La semana en curso ha sido
invadida por un spin: darle cerrojazo a la investigación sobre los normalistas
asesinados y desaparecidos de la Normal Isidro Burgos de Ayotzinapa. Una acción
que parece desesperada con el propósito de que el 24 de septiembre, día de la
reunión entre el presidente Enrique Peña Nieto y los padres de los normalistas,
no se lleve a cabo porque, dicen, se trata de una emboscada para derrumbar al
inquilino de Los Pinos.
Quien tiene instituciones sólidas
está a salvo de emboscadas y firme en su mandato. Pero si las instituciones no
son fuertes, entonces el temor no tiene lugar por la eventual reunión. La cosa
cambia y el problema de fondo es el desastre institucional que se vive en zonas
del país afectadas por la delincuencia. Todavía no quiero pensar que se trata
de un estado de descomposición generalizado en todo el país.
No sé quién las inventó, o de dónde
las copiaron, ni desde cuando operan las terminales de emergencia y seguridad.
Se les llama C4: Centro de Control, Comando, Comunicación y Cómputo.
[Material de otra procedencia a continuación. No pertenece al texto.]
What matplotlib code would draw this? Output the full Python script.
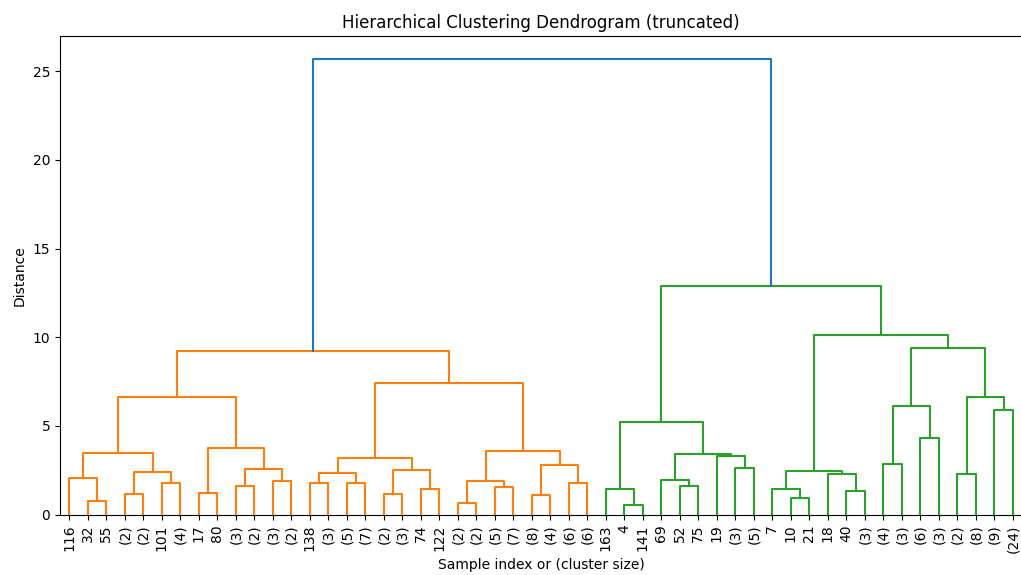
import matplotlib
matplotlib.use("Agg")
import matplotlib.pyplot as plt

# leaf labels, left to right (sample index or cluster size)
leaf_labels = ["116", "32", "55", "(2)", "(2)", "101", "(4)", "17", "80", "(3)", "(2)", "(3)", "(2)",
               "138", "(3)", "(5)", "(7)", "(2)", "(3)", "74", "122",
               "(2)", "(2)", "(5)", "(7)", "(8)", "(4)", "(6)", "(6)",
               "163", "4", "141", "69", "52", "75", "19", "(3)", "(5)", "7", "10", "21", "18", "40",
               "(3)", "(4)", "(3)", "(6)", "(3)", "(2)", "(8)", "(9)", "(24)"]

# merges: new node id = 52 + position in this list
merge_left = [1, 0, 3, 5, 54, 53, 7, 9, 11, 59, 58, 57,
              13, 15, 64, 17, 19, 67, 66, 21, 23, 71, 25, 27, 74, 73, 70, 63,
              30, 29, 33, 32, 36, 35, 83, 81, 39, 38, 42, 41, 89, 44, 46, 93, 48, 50, 96, 95, 92, 87,
              79]
merge_right = [2, 52, 4, 6, 55, 56, 8, 10, 12, 60, 61, 62,
               14, 16, 65, 18, 20, 68, 69, 22, 24, 72, 26, 28, 75, 76, 77, 78,
               31, 80, 34, 82, 37, 84, 85, 86, 40, 88, 43, 90, 91, 45, 47, 94, 49, 51, 97, 98, 99, 100,
               101]
merge_height = [0.75, 2.07, 1.16, 1.75, 2.38, 3.45, 1.22, 1.61, 1.91, 2.57, 3.77, 6.64,
                1.75, 1.80, 2.36, 1.16, 1.43, 2.53, 3.21, 0.64, 1.56, 1.91, 1.11, 1.75, 2.78, 3.60, 7.41, 9.23,
                0.56, 1.41, 1.58, 1.97, 2.61, 3.32, 3.40, 5.24, 0.92, 1.45, 1.33, 2.27, 2.46, 2.83, 4.32,
                6.14, 2.27, 5.91, 6.63, 9.38, 10.10, 12.88,
                25.70]

n_leaves = len(leaf_labels)
threshold = 0.7 * max(merge_height)

# x position and height of every node, scipy style (leaf i at 5 + 10 i)
node_x = {i: 5 + 10 * i for i in range(n_leaves)}
node_h = {i: 0.0 for i in range(n_leaves)}
for k in range(len(merge_height)):
    a, b = merge_left[k], merge_right[k]
    node_x[n_leaves + k] = (node_x[a] + node_x[b]) / 2
    node_h[n_leaves + k] = merge_height[k]

# colour: links above threshold C0, each cluster below gets next colour
link_color = {}
palette = ["C1", "C2", "C3", "C4", "C5"]
next_col = [0]


def paint(node, col):
    if node < n_leaves:
        return
    k = node - n_leaves
    h = merge_height[k]
    if col is None and h < threshold:
        col = palette[next_col[0]]
        next_col[0] += 1
    link_color[node] = col if col is not None else "C0"
    paint(merge_left[k], col)
    paint(merge_right[k], col)


root = n_leaves + len(merge_height) - 1
paint(root, None)

fig = plt.figure(figsize=(10.21, 5.75), dpi=100)
ax = fig.add_axes([60 / 1021, 60.5 / 575, 962 / 1021, 478.5 / 575])

for k in range(len(merge_height)):
    node = n_leaves + k
    a, b = merge_left[k], merge_right[k]
    h = merge_height[k]
    ax.plot([node_x[a], node_x[a], node_x[b], node_x[b]],
            [node_h[a], h, h, node_h[b]], color=link_color[node], lw=1.5)

ax.set_xlim(0, 10 * n_leaves)
ax.set_ylim(0, max(merge_height) * 1.05)
ax.set_xticks([5 + 10 * i for i in range(n_leaves)])
ax.set_xticklabels(leaf_labels, rotation=90, fontsize=10)
ax.set_title("Hierarchical Clustering Dendrogram (truncated)")
ax.set_xlabel("Sample index or (cluster size)")
ax.set_ylabel("Distance")

fig.savefig("out.png", dpi=100)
Todo un
sistema, infraestructura y supongo que logística, “coordinado” para atender
llamados de emergencia (066) y denuncias anónimas (089) que supuestamente
comunica a las policías municipales, con la estatal, la federal y la Sedena.
Idealmente se propone como una operación conjunta para atender catástrofes y
evitar desgracias. Lo cierto es que el sistema C4 fue totalmente inútil para
evitar los tristes acontecimientos de la noche de Iguala (26-09-2014), por el
contrario, colaboró para darle efectividad al ataque que sufrieron los
normalistas. Las policías municipales, de Iguala y Cocula, actuaron fuera de
sistema del cual son parte responsable, utilizando la infraestructura y la
logística del mismo.
Mientras, los entes en
coordinación –policía estatal, federal, más la Sedena- no hicieron acciones
decisivas para evitar el crimen. El C4 colapsó desde adentro y con ello se
demostró la debilidad de las instituciones frente a los grupos delincuenciales,
con mayor capacidad para actuar coordinadamente.
Es una conclusión aterradora no
atendida con la prioridad que se merece y el Presidente debería encarar esta
situación y de ello está obligado a informar no sólo a los padres de los
desaparecidos, sino a todos los mexicanos.
¿Cuántos C4 se encuentran
corrompidos en el país? ¿De qué sirven los recursos y el presupuesto destinado
a combatir la delincuencia que se reparten en los tres niveles de gobierno? Es
tal el desorden, no desde ésta administración, al grado de no tener certeza, al
menos no me queda claro, de quién coordina el combate a la delincuencia
organizada: la Procuraduría General de la República a través de la SEIDO, Gobernación
a través de la Comisión Nacional de Seguridad y la Policía Federal, o es el
Ejército, acaso la Marina.
Más allá de las declaraciones,
los buenos deseos, la llamada innovación representada por los C4 ya multicitados.
La dificultad principal para combatir al crimen organizado es limitarse a
ponerlo exclusivamente en el plano de la ley. Se deja de lado su rostro de
actividad económica altamente lucrativa, capaz de corromper autoridades y de
ser aceptada e integrarse al conjunto de la economía por intermediación de
otros agentes, de tipo financiero o del negocio que sea.
Pero mientras el gobierno no
aborde estos temas, vaya a fondo y empiece a develar la red de complicidades,
la culpa por los sucesos de Iguala la seguirá compartiendo el presidente Peña
Nieto, preparando su propia emboscada y caída tan temida.